Finding correspondence between 3D shapes is one of the prototypical problems in computer graphics, geometric processing, and vision. Different flavors of this problem arise in applications ranging from texture mapping and animation to marker-less motion capture. The recent progress in the development of commercial real-time 3D scanning technology has brought the need for fast, accurate, and reliable correspondence methods capable of dealing with real-world noise and artifacts. Particularly hard settings of the correspondence problem include non-rigid correspondence (where the shapes are allowed to undergo deformations), partial correspondence (where a subset of the shape has to be matched to its deformed full version), and geometric and topological noise (the latter arising, for example, due to occluded parts in the acquisition process).

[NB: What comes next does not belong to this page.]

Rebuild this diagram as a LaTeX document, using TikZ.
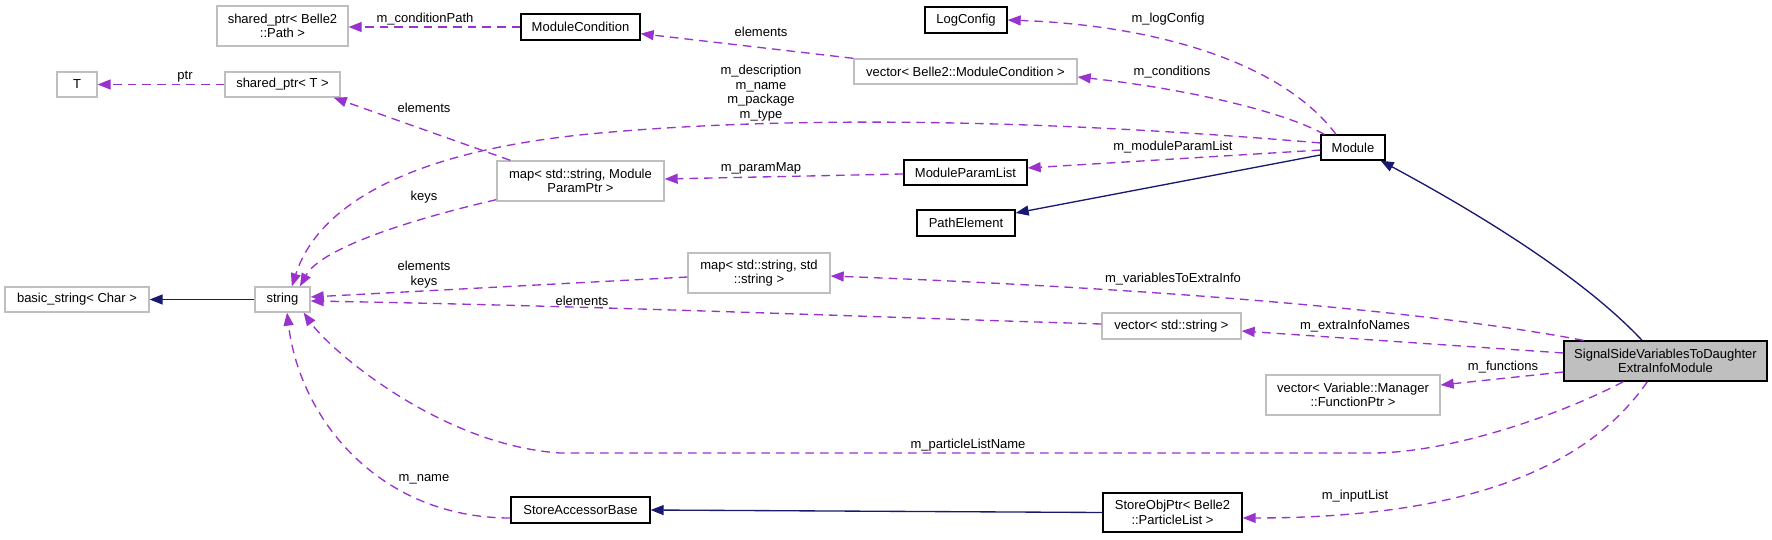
\documentclass[tikz,border=0pt]{standalone}
\usepackage{fontspec}
\setmainfont{Liberation Sans}
\usetikzlibrary{arrows.meta}
\definecolor{dpurple}{HTML}{9A32CD}
\definecolor{dnavy}{HTML}{191970}
\definecolor{dgrey}{HTML}{BFBFBF}
\begin{document}
\begin{tikzpicture}[x=0.75pt,y=-0.75pt,
 every node/.style={font=\fontsize{9.75}{11}\selectfont},
 cls/.style={draw=black, line width=1pt, inner sep=0pt, align=center, fill=white},
 ext/.style={draw=dgrey, line width=1pt, inner sep=0pt, align=center, fill=white},
 use/.style={draw=dpurple, line width=1pt, dash pattern=on 6.5pt off 4.5pt, -{Triangle[length=9.75pt,width=7.5pt]}},
 inh/.style={draw=dnavy, line width=1pt, -{Triangle[length=9.75pt,width=7.5pt]}},
 lbl/.style={inner sep=0pt, align=center}]
\useasboundingbox[fill=white] (0,0) rectangle (1772,539);

% nodes
\node[ext, minimum width=98.25pt, minimum height=30pt] (spPath) at (282.5,26) {shared\_ptr< Belle2\\::Path >};
\node[cls, minimum width=89.25pt, minimum height=19.5pt] (ModCond) at (580.5,27) {ModuleCondition};
\node[ext, minimum width=30pt, minimum height=18.75pt] (T) at (77,84.5) {T};
\node[ext, minimum width=86.25pt, minimum height=18.75pt] (spT) at (282.5,84.5) {shared\_ptr< T >};
\node[ext, minimum width=125.25pt, minimum height=30pt] (mapMP) at (580.5,181) {map< std::string, Module\\ParamPtr >};
\node[cls, minimum width=61.5pt, minimum height=19.5pt] (LogConfig) at (966,20) {LogConfig};
\node[ext, minimum width=167.25pt, minimum height=18.75pt] (vecMC) at (965.5,71.5) {vector< Belle2::ModuleCondition >};
\node[cls, minimum width=92.25pt, minimum height=18.75pt] (MPL) at (965.5,172.5) {ModuleParamList};
\node[cls, minimum width=73.5pt, minimum height=19.5pt] (PathEl) at (966,223) {PathElement};
\node[cls, minimum width=48pt, minimum height=18.75pt] (Module) at (1353,147.5) {Module};
\node[ext, minimum width=108pt, minimum height=18.75pt] (bstr) at (77,299.5) {basic\_string< Char >};
\node[ext, minimum width=41.25pt, minimum height=18.75pt] (str) at (282.5,299.5) {string};
\node[ext, minimum width=106.5pt, minimum height=30pt] (mapSS) at (759,273) {map< std::string, std\\::string >};
\node[ext, minimum width=104.25pt, minimum height=19.5pt] (vecS) at (1171.5,326) {vector< std::string >};
\node[ext, minimum width=130.5pt, minimum height=30pt] (vecFP) at (1353,395) {vector< Variable::Manager\\::FunctionPtr >};
\node[cls, fill=dgrey, minimum width=152.25pt, minimum height=30pt] (SSV) at (1665.5,361) {SignalSideVariablesToDaughter\\ExtraInfoModule};
\node[cls, minimum width=104.25pt, minimum height=19.5pt] (SAB) at (580.5,510) {StoreAccessorBase};
\node[cls, minimum width=104.25pt, minimum height=29.25pt] (SOP) at (1172.5,512.5) {StoreObjPtr< Belle2\\::ParticleList >};

% connectors
\draw[use] (ModCond.west) -- (spPath.east |- ModCond.west);
\draw[use] (spT.west) -- (T.east);
\draw[use] ([xshift=10.5pt]mapMP.north west) -- ([xshift=-5.25pt]spT.south east);
\draw[use] ([yshift=1.5pt]mapMP.south west) .. controls (400,222) and (320,250) .. ([xshift=13.1pt]str.north);
\draw[use] ([yshift=3.4pt]Module.west) .. controls (1050,120) and (800,115) .. (600,133)
   .. controls (420,149) and (320,200) .. ([xshift=7pt]str.north);
\draw[use] ([xshift=-12.75pt]Module.north) .. controls (1280,60) and (1150,25) .. (LogConfig.east);
\draw[use] ([xshift=3pt]Module.north west) .. controls (1280,110) and (1180,88) .. ([yshift=-4.1pt]vecMC.east);
\draw[use] (vecMC.north west) -- ([yshift=5.25pt]ModCond.south east);
\draw[use] ([yshift=-1.9pt]Module.west) -- ([yshift=3.4pt]MPL.east);
\draw[use] ([yshift=-1.1pt]MPL.west) -- ([yshift=1.5pt]mapMP.east);
\draw[inh] ([yshift=-5.6pt]Module.west) -- ([yshift=7.5pt]PathEl.east);
\draw[inh] ([xshift=-17.6pt]SSV.north) .. controls (1590,285) and (1500,225) .. ([xshift=-3.75pt]Module.south east);
\draw[inh] (str.west) -- (bstr.east);
\draw[use] ([yshift=-3pt]mapSS.west) -- ([yshift=1.9pt]str.east);
\draw[use] ([yshift=1.5pt]vecS.west) .. controls (900,318) and (600,306) .. ([yshift=-1.1pt]str.east);
\draw[use] ([xshift=15pt]SSV.north west) .. controls (1450,315) and (1200,290) .. ([yshift=-2.25pt]mapSS.east);
\draw[use] ([yshift=6pt]SSV.west) -- ([yshift=-3.75pt]vecS.east);
\draw[use] ([yshift=-8.25pt]SSV.west) -- ([yshift=7.5pt]vecFP.east);
\draw[use] ([xshift=45pt]SSV.south west) .. controls (1560,415) and (1450,453) .. (1372,453)
   -- (560,453) .. controls (440,445) and (330,350) .. ([xshift=-5.25pt]str.south east);
\draw[use] ([xshift=63pt]SSV.south west) .. controls (1600,450) and (1500,518) .. ([yshift=-4.1pt]SOP.east);
\draw[inh] (SOP.west) -- (SAB.east);
\draw[use] ([yshift=-6pt]SAB.west) .. controls (380,518) and (300,420) .. ([xshift=3.4pt]str.south);

% labels
\node[lbl] (lcp) at (425,19) {m\_conditionPath};
\node[lbl] (lptr) at (185,77) {ptr};
\node[lbl] (lel1) at (424,108) {elements};
\node[lbl] (lkeys) at (424,197) {keys};
\node[lbl] (lelk) at (424,274.5) {elements\\keys};
\node[lbl] (lel2) at (582,301) {elements};
\node[lbl] (ldesc) at (761,93) {m\_description\\m\_name\\m\_package\\m\_type};
\node[lbl] (lel3) at (761,32) {elements};
\node[lbl] (lpm) at (761,168) {m\_paramMap};
\node[lbl] (llog) at (1168,19) {m\_logConfig};
\node[lbl] (lcond) at (1172,72) {m\_conditions};
\node[lbl] (lmpl) at (1173,147) {m\_moduleParamList};
\node[lbl] (lvte) at (1173,279) {m\_variablesToExtraInfo};
\node[lbl] (lein) at (1355,326) {m\_extraInfoNames};
\node[lbl] (lfun) at (1503,367) {m\_functions};
\node[lbl] (lpln) at (968,445) {m\_particleListName};
\node[lbl] (linp) at (1355,496) {m\_inputList};
\node[lbl] (lname) at (424,479) {m\_name};
\end{tikzpicture}
\end{document}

In this talk, I will show some recent results on computing partial correspondence between deformable shapes expressed in the spectral domain. Our main theoretical result is a perturbation analysis of the Laplacian operator, giving a bound on the change in its eigenvectors as a result of part removal. Based on this observation, we develop a generalization of functional maps capable of dealing with partial correspondence, clutter, and topological noise in very challenging settings.

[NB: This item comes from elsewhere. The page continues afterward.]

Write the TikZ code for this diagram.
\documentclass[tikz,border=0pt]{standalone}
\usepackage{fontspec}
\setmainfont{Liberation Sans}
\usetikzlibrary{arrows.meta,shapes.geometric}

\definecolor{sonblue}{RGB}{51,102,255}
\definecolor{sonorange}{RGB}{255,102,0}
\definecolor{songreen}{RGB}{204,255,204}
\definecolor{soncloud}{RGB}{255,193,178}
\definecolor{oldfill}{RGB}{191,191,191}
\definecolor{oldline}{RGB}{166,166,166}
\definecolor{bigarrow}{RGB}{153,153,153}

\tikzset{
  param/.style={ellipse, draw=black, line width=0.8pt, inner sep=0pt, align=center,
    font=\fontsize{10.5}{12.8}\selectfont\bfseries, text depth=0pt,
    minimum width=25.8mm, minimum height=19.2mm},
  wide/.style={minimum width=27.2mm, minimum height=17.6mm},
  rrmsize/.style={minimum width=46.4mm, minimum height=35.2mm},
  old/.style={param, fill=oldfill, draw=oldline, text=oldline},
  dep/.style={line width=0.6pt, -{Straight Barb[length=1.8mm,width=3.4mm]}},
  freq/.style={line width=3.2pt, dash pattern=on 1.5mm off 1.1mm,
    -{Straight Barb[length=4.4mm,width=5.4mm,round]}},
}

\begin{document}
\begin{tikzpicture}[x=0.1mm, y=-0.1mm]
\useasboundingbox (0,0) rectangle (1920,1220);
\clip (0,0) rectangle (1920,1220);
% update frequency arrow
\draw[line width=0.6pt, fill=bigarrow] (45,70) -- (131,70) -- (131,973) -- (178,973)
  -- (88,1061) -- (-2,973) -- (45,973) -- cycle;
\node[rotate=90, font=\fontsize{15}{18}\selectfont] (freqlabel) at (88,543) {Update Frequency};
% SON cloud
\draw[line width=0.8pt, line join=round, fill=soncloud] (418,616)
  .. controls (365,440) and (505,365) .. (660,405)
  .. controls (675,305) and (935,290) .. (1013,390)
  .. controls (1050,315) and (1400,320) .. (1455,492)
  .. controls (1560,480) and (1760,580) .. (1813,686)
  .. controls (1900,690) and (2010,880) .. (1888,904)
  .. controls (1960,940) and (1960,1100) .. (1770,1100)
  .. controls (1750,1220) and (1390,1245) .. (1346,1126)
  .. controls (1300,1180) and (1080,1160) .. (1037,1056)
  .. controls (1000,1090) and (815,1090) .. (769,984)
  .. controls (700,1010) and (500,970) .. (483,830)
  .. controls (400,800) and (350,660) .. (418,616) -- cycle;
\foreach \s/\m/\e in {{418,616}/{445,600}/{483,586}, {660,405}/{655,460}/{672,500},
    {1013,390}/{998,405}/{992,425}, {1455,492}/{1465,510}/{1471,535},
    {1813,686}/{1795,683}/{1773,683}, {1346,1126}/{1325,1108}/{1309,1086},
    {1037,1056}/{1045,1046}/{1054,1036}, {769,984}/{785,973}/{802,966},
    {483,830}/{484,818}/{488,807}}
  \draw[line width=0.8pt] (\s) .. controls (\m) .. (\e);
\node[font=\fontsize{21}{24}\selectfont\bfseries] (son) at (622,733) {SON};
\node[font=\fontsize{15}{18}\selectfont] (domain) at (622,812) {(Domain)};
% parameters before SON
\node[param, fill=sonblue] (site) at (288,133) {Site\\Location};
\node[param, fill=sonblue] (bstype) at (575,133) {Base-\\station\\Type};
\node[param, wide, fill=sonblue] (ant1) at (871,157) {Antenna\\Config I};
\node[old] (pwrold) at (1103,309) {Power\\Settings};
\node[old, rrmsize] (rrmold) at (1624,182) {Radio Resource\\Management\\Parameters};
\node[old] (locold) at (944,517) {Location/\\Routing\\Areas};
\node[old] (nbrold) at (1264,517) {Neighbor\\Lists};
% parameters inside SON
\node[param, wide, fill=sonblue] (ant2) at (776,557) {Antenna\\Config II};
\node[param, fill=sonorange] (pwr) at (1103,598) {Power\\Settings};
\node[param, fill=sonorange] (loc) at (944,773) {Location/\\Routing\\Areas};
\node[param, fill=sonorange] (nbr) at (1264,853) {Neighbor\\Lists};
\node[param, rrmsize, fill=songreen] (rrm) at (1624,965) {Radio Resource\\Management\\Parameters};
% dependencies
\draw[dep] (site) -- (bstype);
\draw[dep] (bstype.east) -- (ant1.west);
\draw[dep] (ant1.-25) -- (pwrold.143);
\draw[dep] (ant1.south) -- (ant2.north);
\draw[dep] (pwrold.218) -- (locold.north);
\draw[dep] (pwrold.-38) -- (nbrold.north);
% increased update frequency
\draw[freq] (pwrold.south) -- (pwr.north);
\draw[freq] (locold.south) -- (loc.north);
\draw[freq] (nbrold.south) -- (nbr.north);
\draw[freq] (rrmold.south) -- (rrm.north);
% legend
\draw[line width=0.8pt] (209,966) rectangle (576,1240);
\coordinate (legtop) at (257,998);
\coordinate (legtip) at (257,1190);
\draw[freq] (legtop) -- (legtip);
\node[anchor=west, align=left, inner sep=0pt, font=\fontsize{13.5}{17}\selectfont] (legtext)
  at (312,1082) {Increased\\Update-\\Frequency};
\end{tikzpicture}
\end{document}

(based on joint works with E. Rodola', L. Cosmo, J. Masci, A. Torsello, D. Cremers, O. Litany, A. Bronstein)

Bio:
Michael Bronstein is an associate professor of Informatics at USI Lugano (Switzerland) and associate professor of Applied Mathematics at TAU. He is also a Principal Engineer at the Intel Perceptual Computing group. Michael got his Ph.D. in Computer Science (2007) from the Technion. His main research interests are theoretical and computational methods in spectral and metric geometry and their application to problems in computer vision, pattern recognition, computer graphics, and machine learning. His research appeared in international media and was recognized by numerous awards. In 2012, Michael received the highly competitive ERC starting grant. In 2014, he was invited as a Young Scientist to the World Economic Forum, an honor bestowed on forty world's leading scientists under the age of 40. Besides academic work, Michael is actively involved in the industry. He was the co-founder of the Silicon Valley start-up company Novafora, where he served as VP of technology (2006-2009), responsible for the development of algorithms for large-scale video analysis. He was one of the principal inventors and technologists at Invision, an Israeli startup developing 3D sensing technology acquired by Intel in 2012 and released under the RealSense brand. This technology can now be found in new generation computers from all the major brands.